- **Direction**: Retype word for word the first line of the listing and each line after it up to the line with "shape_scale = alt.Scale(domain=series, range=shapes)", with the pictures taken out.

━━━

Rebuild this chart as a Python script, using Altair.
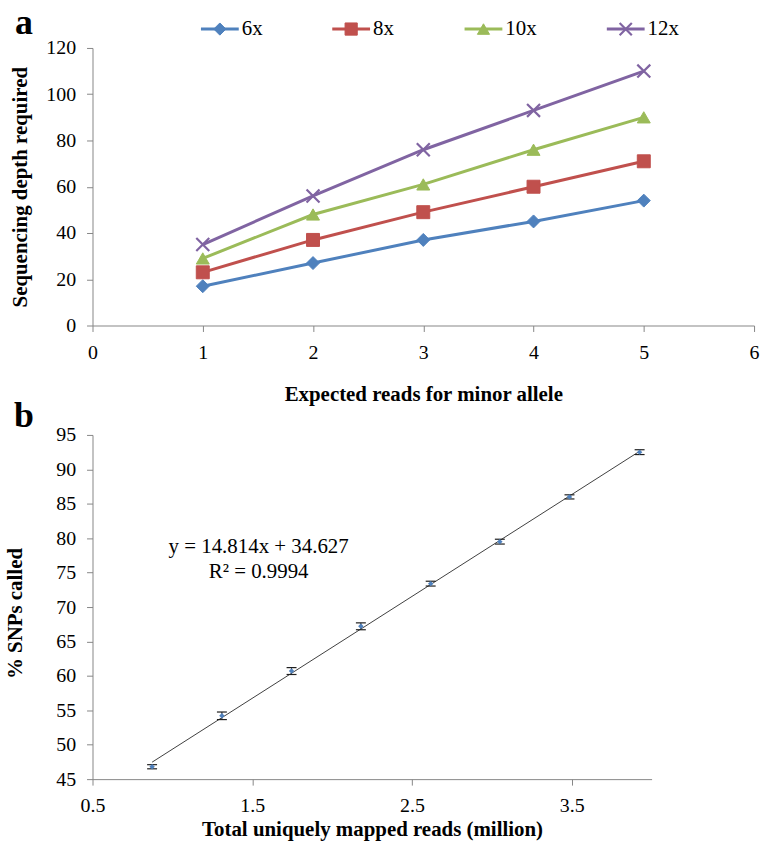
import altair as alt
import pandas as pd

# ---------------- data ----------------
# panel a
series = ["6x", "8x", "10x", "12x"]
expected_reads = [1, 2, 3, 4, 5]
depth_6x = [17, 27, 37, 45, 54]
depth_8x = [23, 37, 49, 60, 71]
depth_10x = [29, 48, 61, 76, 90]
depth_12x = [35, 56, 76, 93, 110]

# panel b
mapped_reads = [0.873, 1.31, 1.746, 2.18, 2.617, 3.05, 3.486, 3.925]
snps_called = [46.8, 54.2, 60.7, 67.2, 73.4, 79.5, 86.0, 92.5]
snps_err = [0.3, 0.55, 0.5, 0.5, 0.35, 0.35, 0.3, 0.35]
eq_text = "y = 14.814x + 34.627"
r2_text = "R\u00b2 = 0.9994"

# ---------------- styling ----------------
FONT = "Liberation Serif"
colors = ["#4F81BD", "#C0504D", "#9BBB59", "#8064A2"]
shapes = ["diamond", "square", "triangle-up", "M-1,-1L1,1M-1,1L1,-1"]
W_A, H_A = 665, 279
W_B, H_B = 562, 346

AXIS_STYLE = dict(
    labelFont=FONT, labelFontSize=20, labelColor="black", labelPadding=11,
    labelFlush=False, labelOverlap=False,
    titleFont=FONT, titleFontSize=21, titleFontWeight="bold", titleColor="black",
    domainColor="#868686", tickColor="#868686", tickSize=6, grid=False, domainWidth=1,
)

depths = [depth_6x, depth_8x, depth_10x, depth_12x]
df_a = pd.DataFrame(
    [{"series": s, "reads": x, "depth": d}
     for s, vals in zip(series, depths) for x, d in zip(expected_reads, vals)]
)
df_leg = pd.DataFrame({"series": series, "idx": list(range(len(series)))})

color_scale = alt.Scale(domain=series, range=colors)
shape_scale = alt.Scale(domain=series, range=shapes)

x_a = alt.X("reads:Q", scale=alt.Scale(domain=[0, 6], nice=False),
            axis=alt.Axis(values=[0, 1, 2, 3, 4, 5, 6], format="d",
                          title="Expected reads for minor allele",
                          titleBaseline="alphabetic", titleY=75, **AXIS_STYLE))
y_a = alt.Y("depth:Q", scale=alt.Scale(domain=[0, 120], nice=False),
            axis=alt.Axis(values=list(range(0, 121, 20)), format="d",
                          title="Sequencing depth required",
                          titleBaseline="alphabetic", titleX=-66, titleY=H_A / 2,
                          **AXIS_STYLE))

lines_a = alt.Chart(df_a).mark_line(strokeWidth=3).encode(
    x=x_a, y=y_a,
    color=alt.Color("series:N", scale=color_scale, legend=None),
)
marker_enc = dict(
    shape=alt.Shape("series:N", scale=shape_scale, legend=None),
    fill=alt.Fill("series:N", scale=color_scale, legend=None),
    stroke=alt.Stroke("series:N", scale=color_scale, legend=None),
    strokeWidth=alt.condition("datum.series === '12x'", alt.value(2.2), alt.value(1)),
)
pts_a = alt.Chart(df_a).mark_point(size=170, opacity=1).encode(x=x_a, y=y_a, **marker_enc)
main_a = alt.layer(lines_a, pts_a)

# hand-built legend above the plot
leg_x = alt.X("idx:Q", scale=alt.Scale(domain=[0, 1, 2, 3], range=[128, 260, 393, 536]), axis=None)
leg_rule = alt.Chart(df_leg).mark_rule(strokeWidth=3, xOffset=-19, x2Offset=19).encode(
    x=leg_x, x2="idx:Q", y=alt.value(-19),
    color=alt.Color("series:N", scale=color_scale, legend=None),
)
leg_pts = alt.Chart(df_leg).mark_point(size=150, opacity=1).encode(
    x=leg_x, y=alt.value(-19), **marker_enc)
leg_text = alt.Chart(df_leg).mark_text(align="left", baseline="alphabetic", dx=22,
                                       font=FONT, fontSize=21, color="black").encode(
    x=leg_x, y=alt.value(-13), text="series:N")
label_a = alt.Chart(pd.DataFrame({"label": ["a"]})).mark_text(
    align="center", baseline="alphabetic", font=FONT, fontSize=36, fontWeight="bold",
    color="black").encode(x=alt.value(-69), y=alt.value(-14), text="label:N")
legend_a = alt.layer(leg_rule, leg_pts, leg_text, label_a)

panel_a = alt.layer(main_a, legend_a).resolve_scale(x="independent").properties(
    width=W_A, height=H_A)

# ---------------- panel b ----------------
df_b = pd.DataFrame({"reads": mapped_reads, "snps": snps_called, "err": snps_err})

x_scale_b = alt.Scale(domain=[0.5, 4.0], nice=False, zero=False)
y_scale_b = alt.Scale(domain=[45, 95], nice=False, zero=False)
x_axis_b = alt.Axis(values=[0.5, 1.5, 2.5, 3.5], format=".1f",
                    title="Total uniquely mapped reads (million)",
                    titleBaseline="alphabetic", titleY=57, **AXIS_STYLE)
y_axis_b = alt.Axis(values=list(range(45, 96, 5)), format="d", title="% SNPs called",
                    titleBaseline="alphabetic", titleX=-71, titleY=179, **AXIS_STYLE)


def xb(field):
    return alt.X(field, type="quantitative", scale=x_scale_b, axis=x_axis_b)


def yb(field):
    return alt.Y(field, type="quantitative", scale=y_scale_b, axis=y_axis_b)


base_b = alt.Chart(df_b).transform_calculate(
    lo="datum.snps - datum.err", hi="datum.snps + datum.err")

trend = alt.Chart(df_b).transform_regression("reads", "snps").mark_line(
    color="#404040", strokeWidth=1).encode(x=xb("reads"), y=yb("snps"))
err_rule = base_b.mark_rule(color="#1f1f1f", strokeWidth=1).encode(
    x=xb("reads"), y=yb("lo"), y2="hi:Q")
cap_lo = base_b.mark_tick(orient="horizontal", size=10, thickness=1.2, color="#1f1f1f",
                          opacity=1).encode(x=xb("reads"), y=yb("lo"))
cap_hi = base_b.mark_tick(orient="horizontal", size=10, thickness=1.2, color="#1f1f1f",
                          opacity=1).encode(x=xb("reads"), y=yb("hi"))
pts_b = alt.Chart(df_b).mark_point(shape="diamond", filled=True, size=30,
                                   color="#4F81BD", opacity=1).encode(
    x=xb("reads"), y=yb("snps"))

one = pd.DataFrame({"k": [0]})
eq_x = alt.XDatum(1.54, type="quantitative", scale=x_scale_b, axis=x_axis_b)
eq1 = alt.Chart(one).mark_text(align="center", baseline="alphabetic", font=FONT,
                               fontSize=21, color="black").encode(
    x=eq_x, y=alt.YDatum(77.8, type="quantitative", scale=y_scale_b, axis=y_axis_b),
    text=alt.value(eq_text))
eq2 = alt.Chart(one).mark_text(align="center", baseline="alphabetic", font=FONT,
                               fontSize=21, color="black").encode(
    x=eq_x, y=alt.YDatum(74.2, type="quantitative", scale=y_scale_b, axis=y_axis_b),
    text=alt.value(r2_text))
label_b = alt.Chart(pd.DataFrame({"label": ["b"]})).mark_text(
    align="center", baseline="alphabetic", font=FONT, fontSize=36, fontWeight="bold",
    color="black").encode(x=alt.value(-69), y=alt.value(-8), text="label:N")

panel_b = alt.layer(trend, err_rule, cap_lo, cap_hi, pts_b, eq1, eq2, label_b).properties(
    width=W_B, height=H_B)

chart = alt.vconcat(panel_a, panel_b, spacing=110, bounds="flush").properties(
    padding={"left": 5, "top": 3, "right": 5, "bottom": 3}
).configure_view(stroke=None).configure_axis(**AXIS_STYLE)

chart.save("out.html", embed_options={"renderer": "svg", "actions": False})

━━━

- **Correct response**:
Rebuild this chart as a Python script, using Altair.
import altair as alt
import pandas as pd

# ---------------- data ----------------
# panel a
series = ["6x", "8x", "10x", "12x"]
expected_reads = [1, 2, 3, 4, 5]
depth_6x = [17, 27, 37, 45, 54]
depth_8x = [23, 37, 49, 60, 71]
depth_10x = [29, 48, 61, 76, 90]
depth_12x = [35, 56, 76, 93, 110]

# panel b
mapped_reads = [0.873, 1.31, 1.746, 2.18, 2.617, 3.05, 3.486, 3.925]
snps_called = [46.8, 54.2, 60.7, 67.2, 73.4, 79.5, 86.0, 92.5]
snps_err = [0.3, 0.55, 0.5, 0.5, 0.35, 0.35, 0.3, 0.35]
eq_text = "y = 14.814x + 34.627"
r2_text = "R\u00b2 = 0.9994"

# ---------------- styling ----------------
FONT = "Liberation Serif"
colors = ["#4F81BD", "#C0504D", "#9BBB59", "#8064A2"]
shapes = ["diamond", "square", "triangle-up", "M-1,-1L1,1M-1,1L1,-1"]
W_A, H_A = 665, 279
W_B, H_B = 562, 346

AXIS_STYLE = dict(
    labelFont=FONT, labelFontSize=20, labelColor="black", labelPadding=11,
    labelFlush=False, labelOverlap=False,
    titleFont=FONT, titleFontSize=21, titleFontWeight="bold", titleColor="black",
    domainColor="#868686", tickColor="#868686", tickSize=6, grid=False, domainWidth=1,
)

depths = [depth_6x, depth_8x, depth_10x, depth_12x]
df_a = pd.DataFrame(
    [{"series": s, "reads": x, "depth": d}
     for s, vals in zip(series, depths) for x, d in zip(expected_reads, vals)]
)
df_leg = pd.DataFrame({"series": series, "idx": list(range(len(series)))})

color_scale = alt.Scale(domain=series, range=colors)
shape_scale = alt.Scale(domain=series, range=shapes)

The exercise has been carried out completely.